For most of my life I have been obsessed with holding on to things, chronically things, tracking things. I kept every Christmas card I ever received, even the ones from my bank. I kept all my old school papers and every program from every play I saw. Most importantly, I kept all my tickets stubs.
I’m not just talking about plays either. I kept movie stubs, I kept those little raffle tabs they give you at small events. Even when they didn’t have any identifying markers on them, I kept them. For 28 years I kept them.
It never occurred to me that I was engaging in a kind of isolated hoarding, because I still hadn’t exceeded the capacity of the jar I kept ticket stubs in. It turns out ticket stubs are small, and you can fit a LOT of them in a jar. But just because I can fit them all doesn’t mean I need to keep them all. And the practice of keeping every stub meant I could never just toss a used stub in the recycle: I had to go open up the jar and stuff it inside. It was extra work every time, and work I didn’t have to do if I stopped keeping every stub. So I stopped keeping, and I started sorting.
Some stubs brought up memories. I found the ticket from the first time I saw Anything Goes at The 5th Avenue Theatre in 2000, and from when I saw it there again in 2013. In 2013 my 27-year-old self noticed something that my 15-year-old self didn’t: that play gets weirdly racist at the end. I’m not sure why they keep doing it, except for maybe a burning urge to sing “It’s De-Lovely.” I threw out both stubs.
There were so many stubs from the UW School of Drama. I was an undergrad there, and the School of Drama productions were mostly performed by the grad students. So I was never in them and only casually knew the actors. But I still remember the show names perfectly after seeing them plastered on every wall and hearing my undergrad friends talk about running tech or getting supporting roles. She Stoops to Conquer, Big Love, Twelfth Night, The Quick Change Room. For all of these I have only a sliver of memory. Perhaps they were good productions, but I’ve seen so many good productions. I can’t hold on to them all. A few I will keep, because something about them really rings in my ears, even if I don’t remember all the details. I remember liking The Bacchae, though I also remember a lot of people hating it. I loved Arcadia, though that was probably Tom Stoppard’s fault. I know that Antigone was beautiful. The memories stay, but the stubs can go.

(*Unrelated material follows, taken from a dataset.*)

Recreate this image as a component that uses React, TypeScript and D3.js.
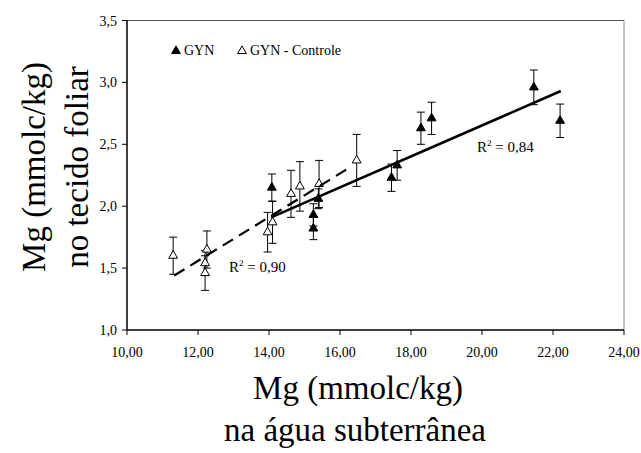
import React from "react";
import * as d3 from "d3";

// GYN (filled)
const gynX = [14.08, 15.25, 15.25, 15.39, 17.45, 17.61, 18.28, 18.58, 21.46, 22.2];
const gynY = [2.15, 1.82, 1.93, 2.06, 2.23, 2.33, 2.63, 2.71, 2.96, 2.69];
const gynErr = [0.11, 0.09, 0.09, 0.08, 0.11, 0.12, 0.13, 0.13, 0.14, 0.135];

// GYN - Controle (open)
const ctlX = [11.3, 12.2, 12.2, 12.25, 13.96, 14.1, 14.62, 14.87, 15.41, 16.47];
const ctlY = [1.6, 1.46, 1.54, 1.65, 1.79, 1.87, 2.1, 2.16, 2.18, 2.37];
const ctlErr = [0.15, 0.14, 0.1, 0.15, 0.16, 0.17, 0.19, 0.2, 0.19, 0.21];

// trend lines (endpoints in data units)
const gynFitX = [14.06, 22.22];
const gynFitY = [1.91, 2.93];
const ctlFitX = [11.33, 16.2];
const ctlFitY = [1.44, 2.3];

const xTicks = [10, 12, 14, 16, 18, 20, 22, 24];
const yTicks = [1.0, 1.5, 2.0, 2.5, 3.0, 3.5];

const ts = { fontFamily: '"Liberation Serif"' };

export default function App() {
  const W = 641, H = 453;
  const x = d3.scaleLinear().domain([10, 24]).range([127, 624]);
  const y = d3.scaleLinear().domain([1, 3.5]).range([330, 20.5]);
  const fmtX = (v: number) => v.toFixed(2).replace(".", ",");
  const fmtY = (v: number) => v.toFixed(1).replace(".", ",");
  const tri = d3.symbol().type(d3.symbolTriangle).size(34);
  const line = d3.line<[number, number]>().x(d => x(d[0])).y(d => y(d[1]));
  const cap = 4;

  const bars = (xs: number[], ys: number[], es: number[], key: string) =>
    xs.map((xv, i) => {
      const cx = x(xv), t = y(ys[i] + es[i]), b = y(ys[i] - es[i]);
      return (
        <g key={key + i} stroke="#000" strokeWidth={1}>
          <line x1={cx} x2={cx} y1={t} y2={b} />
          <line x1={cx - cap} x2={cx + cap} y1={t} y2={t} />
          <line x1={cx - cap} x2={cx + cap} y1={b} y2={b} />
        </g>
      );
    });

  return (
    <svg width={W} height={H} style={{ position: "absolute", left: 0, top: 0, background: "#fff" }}>
      <rect x={0} y={0} width={W} height={H} fill="#fff" />
      {/* frame */}
      <line x1={x(10)} x2={x(24)} y1={y(3.5)} y2={y(3.5)} stroke="#555" strokeWidth={1} />
      <line x1={x(24)} x2={x(24)} y1={y(3.5)} y2={y(1)} stroke="#888" strokeWidth={1} />
      <line x1={x(10)} x2={x(24)} y1={y(1)} y2={y(1)} stroke="#000" strokeWidth={1.5} />
      <line x1={x(10)} x2={x(10)} y1={y(3.5)} y2={y(1)} stroke="#000" strokeWidth={1.5} />
      {xTicks.map(t => (
        <g key={"xt" + t}>
          <line x1={x(t)} x2={x(t)} y1={y(1)} y2={y(1) + 5} stroke="#000" strokeWidth={1} />
          <text x={x(t)} y={357} textAnchor="middle" fontSize={14} style={ts}>{fmtX(t)}</text>
        </g>
      ))}
      {yTicks.map(t => (
        <g key={"yt" + t}>
          <line x1={x(10) - 5} x2={x(10)} y1={y(t)} y2={y(t)} stroke="#000" strokeWidth={1} />
          <text x={117} y={y(t) + 5} textAnchor="end" fontSize={14} style={ts}>{fmtY(t)}</text>
        </g>
      ))}
      {bars(ctlX, ctlY, ctlErr, "ce")}
      {bars(gynX, gynY, gynErr, "ge")}
      {ctlX.map((xv, i) => (
        <path key={"c" + i} d={tri()!} transform={`translate(${x(xv)},${y(ctlY[i])})`} fill="#fff" stroke="#000" strokeWidth={1} />
      ))}
      {gynX.map((xv, i) => (
        <path key={"g" + i} d={tri()!} transform={`translate(${x(xv)},${y(gynY[i])})`} fill="#000" stroke="#000" strokeWidth={1} />
      ))}
      <path d={line(ctlFitX.map((v, i) => [v, ctlFitY[i]]) as [number, number][])!} fill="none" stroke="#000" strokeWidth={2.2} strokeDasharray="12,7" />
      <path d={line(gynFitX.map((v, i) => [v, gynFitY[i]]) as [number, number][])!} fill="none" stroke="#000" strokeWidth={2.6} />
      {/* R2 labels */}
      <text x={229} y={272} fontSize={15} style={ts}>R<tspan dy={-6} fontSize={9}>2</tspan><tspan dy={6}> = 0,90</tspan></text>
      <text x={477} y={152} fontSize={15} style={ts}>R<tspan dy={-6} fontSize={9}>2</tspan><tspan dy={6}> = 0,84</tspan></text>
      {/* legend */}
      <path d={tri()!} transform={`translate(176,51)`} fill="#000" stroke="#000" />
      <text x={184} y={55} fontSize={14} style={ts}>GYN</text>
      <path d={tri()!} transform={`translate(242,51)`} fill="#fff" stroke="#000" />
      <text x={250} y={55} fontSize={14} style={ts}>GYN - Controle</text>
      {/* axis titles */}
      <text x={358} y={399} textAnchor="middle" fontSize={33} style={ts}>Mg (mmolc/kg)</text>
      <text x={355} y={441} textAnchor="middle" fontSize={33} style={ts}>na água subterrânea</text>
      <text transform="translate(45,167) rotate(-90)" textAnchor="middle" fontSize={33} style={ts}>Mg (mmolc/kg)</text>
      <text transform="translate(88,167) rotate(-90)" textAnchor="middle" fontSize={33} style={ts}>no tecido foliar</text>
    </svg>
  );
}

I had movie tickets that were ripped in half so you could only see the date and time, not the name of the film. Those got tossed. But that time I got to see the Dalai Lama speak? I’ll keep that.
I kept Young Frankenstein, which I adored. I tossed Spamalot, which was funny but not nearly so memorable.
I am positive I never actually saw Exorcist: The Beginning. Some vague memory says I was once handed the wrong ticket to a movie, but didn’t notice until afterwards. I know that whatever movie I saw, I saw it at around 10:40PM on August 22, 2004. But beyond that? Who knows. Plenty of good movies came out in 2004, including many I know I saw, and several that might have been playing in theaters that day. It seems strange to keep a piece paper that holds such a phantom of a memory. In the trash it goes.
I tossed a lot of ticket stubs for Mariner’s games, but I kept the one from that day my boyfriend and I saw the only combined no-hitter in Mariner’s history. Though regular no-hitters get all the glory, combined no-hitters are actually more rare, since a pitcher in the middle of a no-hitter is rarely removed from the game.
In terms of keeping a stub I should have tossed, the winner was a ticket for US Airways from Seattle to Las Vegas. It wasn’t even my ticket stub – the ticket was for my friend Chelsea from college. I messaged her asking if she knew why I might have her ticket stub. She said she thought she remembered me randomly finding it in a library book that she had apparently checked out before me. Perhaps that’s why I kept it. It must have felt like fate at the time.
These stubs, like all the memorabilia and mementos I save, have a common thread. It’s right there in the name: memory. These are the physical objects that are supposed to trigger those memories in me. But for years they just stayed in a jar. They didn’t trigger anything, they merely took up space. There was a certain pride in being able to say I’d kept every stub I ever received, but to what end? What good are mementos if those memories never leave the jar?
Ultimately the deciding factor on what stayed and what got tossed was how immediately the paper conjured up a memory. Anything that took too much work wasn’t worth keeping around, including one movie stub so wrinkled and faded that I could no longer make out a single word on the stub. Perhaps that memory would have been great, but it’s gone now. All the stub is (all the stubs ever were) is me clawing after something that once was, based on the assumption that the worth of the past is sacred and unchanging. But I think some memories are meant to dissolve, just like the paper they’re printed on.